Milk, Butter, Memories and plastic

During summer holidays we would visit both my paternal and maternal grandparents. At my paternal grandmother’s place, they had cows at home and the milk would be heated in a heavy bottomed pan throughout the day as coffee was made or people drank milk. At night, my grandmother would scrape the bottom of that pan and hand out the “surandal” … oh, that was divine. I always waited for that treat. It would be a thick grainy layer at the bottom. When we got back to our home, I would pester Amma that she needs to boil the milk slowly so that the bottom layer is thick, but it never would be as thick as my grandmother’s.

Then I got married and toned milk entered my life. Till then it was nice thick buffalo’s milk or cow’s milk that we got from a nearby dairy farm or some milkman brought it home. I have never liked milk, except cold milk sometimes, so I just forgot all about the “surandal”. Life went on with Aavin, then Mother Dairy, then Aarogya and more recently Amul. When we moved to Delhi in 1997, the Mother Dairy milk was just awesome – I would set curd at home and you could cut it with a knife ! In the last 3 to 5 years, the Mother Dairy milk has started to taste like cement or a thick soap solution so from 2015 onwards we have been using Amul milk. We were getting just half a litre of Amul Cow Milk everyday and Mother Dairy’s curd every other day. About ten days back, it occurred to me that I should try setting curd with Amul’s full cream milk and see if we get any butter out of it. So I asked our milkman to give us a half litre packet of Amul full cream milk besides the cow milk.

The first day that Amma heated a couple of packets of the Amul Full cream milk she gave me the pan so that I can enjoy the “surandal”. Not as thick as my grandmother’s but still thick enough to enjoy the taste and relive the memories.

The “surandal”

The curd set beautifully too. So we decided to stop buying Mother Dairy curd and started to set the curd at home using the full cream milk. We stored the layer of cream on top to see if we got any butter out of it. Today morning I churned the cream from 3 litres of milk set as curd and got 115 grams of fresh butter !!

White home made butter

Most of the butter was polished off by us as I made sandwiches in the morning today and it was truly tasty !

My parents have never bought butter or ghee from the market because there was a dairy farm right next to their house in Hyderabad and Amma would get the milk early in the morning. She would set the curd and churn butter out of it every few days and then make ghee out of that. That Ghee would smell delicious and of course taste delicious.
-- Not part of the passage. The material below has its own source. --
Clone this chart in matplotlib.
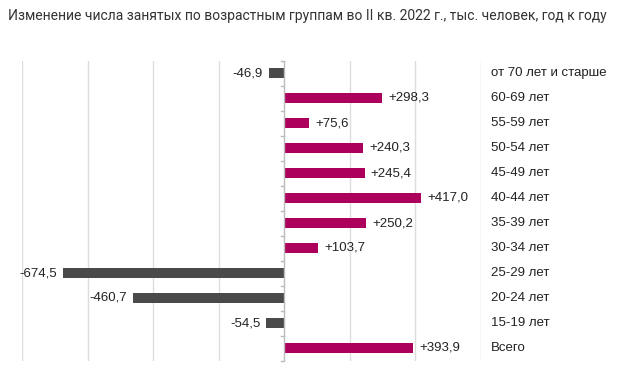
import matplotlib
matplotlib.use("Agg")
import matplotlib.pyplot as plt
import numpy as np

categories = ["от 70 лет и старше", "60-69 лет", "55-59 лет", "50-54 лет", "45-49 лет",
              "40-44 лет", "35-39 лет", "30-34 лет", "25-29 лет", "20-24 лет",
              "15-19 лет", "Всего"]
values = [-46.9, 298.3, 75.6, 240.3, 245.4, 417.0, 250.2, 103.7, -674.5, -460.7, -54.5, 393.9]
labels = ["-46,9", "+298,3", "+75,6", "+240,3", "+245,4", "+417,0", "+250,2", "+103,7",
          "-674,5", "-460,7", "-54,5", "+393,9"]
title = "Изменение числа занятых по возрастным группам во II кв. 2022 г., тыс. человек, год к году"

POS = "#AD005C"
NEG = "#4A4A4A"

fig = plt.figure(figsize=(6.29, 3.84), dpi=100)
ax = fig.add_axes([22/629, 1-360.5/384, (481-22)/629, 300/384])

n = len(categories)
y = np.arange(n)
colors = [POS if v >= 0 else NEG for v in values]
ax.barh(y, values, height=0.4, color=colors, zorder=3)
ax.set_ylim(n-0.5, -0.5)
ax.set_xlim(-800, 600)
ax.set_xticks([-800, -600, -400, -200, 200, 400, 600])
ax.grid(axis="x", color="#DDDDDD", linewidth=1, zorder=0)
ax.tick_params(axis="x", length=0, labelbottom=False)
ax.tick_params(axis="y", length=0, labelleft=False)
for s in ax.spines.values():
    s.set_visible(False)

# zero axis with ticks at category boundaries
ax.axvline(0, color="#BBBBBB", linewidth=1, zorder=4)
for b in np.arange(-0.5, n, 1.0):
    ax.plot([-10, 0], [b, b], color="#BBBBBB", linewidth=1, zorder=4, clip_on=False)

FS = 9.5
for yi, v, lab in zip(y, values, labels):
    if v >= 0:
        ax.annotate(lab, (v, yi), xytext=(6, 0), textcoords="offset pixels",
                    ha="left", va="center", fontsize=FS, family="Liberation Sans", color="#222222")
    else:
        ax.annotate(lab, (v, yi), xytext=(-6, 0), textcoords="offset pixels",
                    ha="right", va="center", fontsize=FS, family="Liberation Sans", color="#222222")
    ax.annotate(categories[yi], (1, yi), xycoords=("axes fraction", "data"),
                xytext=(10, 0), textcoords="offset pixels", ha="left", va="center",
                fontsize=FS, family="Liberation Sans", color="#222222", annotation_clip=False)

fig.text(8/629, 1-16/384, title, ha="left", va="center", fontsize=10,
         family="Roboto", color="#333333")

fig.savefig("out.png", dpi=100, facecolor="white")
The whole process was “green” and zero plastic was used – the milk would be bought in a steel can or even a pan because the dairy farm was just a few houses away, the butter would be kept in a steel container with water and the ghee would be made at home and stored again in a steel container.

Look at how we have “developed” – milk comes in a plastic pouch, curd comes in a plastic pouch, butter comes in a plastic tub or a plastic lined paper carton, ghee comes in a plastic pouch or a plastic lined paper carton…. and we talk of pollution and rains causing floods !! The urban elite also laugh at the Haryana government’s idea of gifting a cow to athletes because its so “regressive”. Think again – are you regressive or having a cow is regressive ? Just see the plastic waste that you and I generate each day and how much better the old system was – every locality having a dairy farm where you can buy fresh milk from and make your own butter and ghee. Or atleast get the milk and the farm itself can make butter and ghee and sell it. I am all for the cooperative movement that made India the largest producer of milk and I absolutely love Amul, but there is an urgent need to rethink the plastic usage that it has unleashed.

Atleast at our home, we have reduced the plastic usage a tiny bit by restarting the process of setting curd, churning butter and making ghee at home… The growth hormones being injected into the cows is another major concern, but the plastic menace is an imminent disaster.

Do try and see how each of us can cut out plastic usage in our urban lives, that’s the biggest contribution we can make to Mother Earth.


4 thoughts on “Milk, Butter, Memories and plastic”

  1. Bindu,

    Interesting process, and a skill I never learned. I don’t know any Americans who churn their own butter. I need a cow.

    You’re right about the plastic. I have to buy butter, but my favorite brand that came in a one-pound block has been discontinued, and I have to buy butter in a box with four 1/4 individually wrapped sticks. Seems they are going with more packaging rather than less.

    Maybe there’s a market in India for steel containers.

    • Katharine, India till the 90s was largely using steel and aluminium containers and cooking vessels. Of course plastic has become ubiquitous, especially plastic bags. My parents always used cloth bags and groceries would be bought in those, and bulk items like rice would come packed in a cloth or jute bag. Now we are battling the plastic menace. :(:( Btw churning butter is very easy. Will post a step-by-step process in another blog.

      • Bindu,
        I sympathize. One would think, with the increasing green awareness, that people would be using less plastic, but it seems the opposite is true. It would be nice if people could supply their own packaging and buy in bulk, but plastic has become too easy and as you say, ubiquitous. Alas.

        Looking forward to your post on churning butter.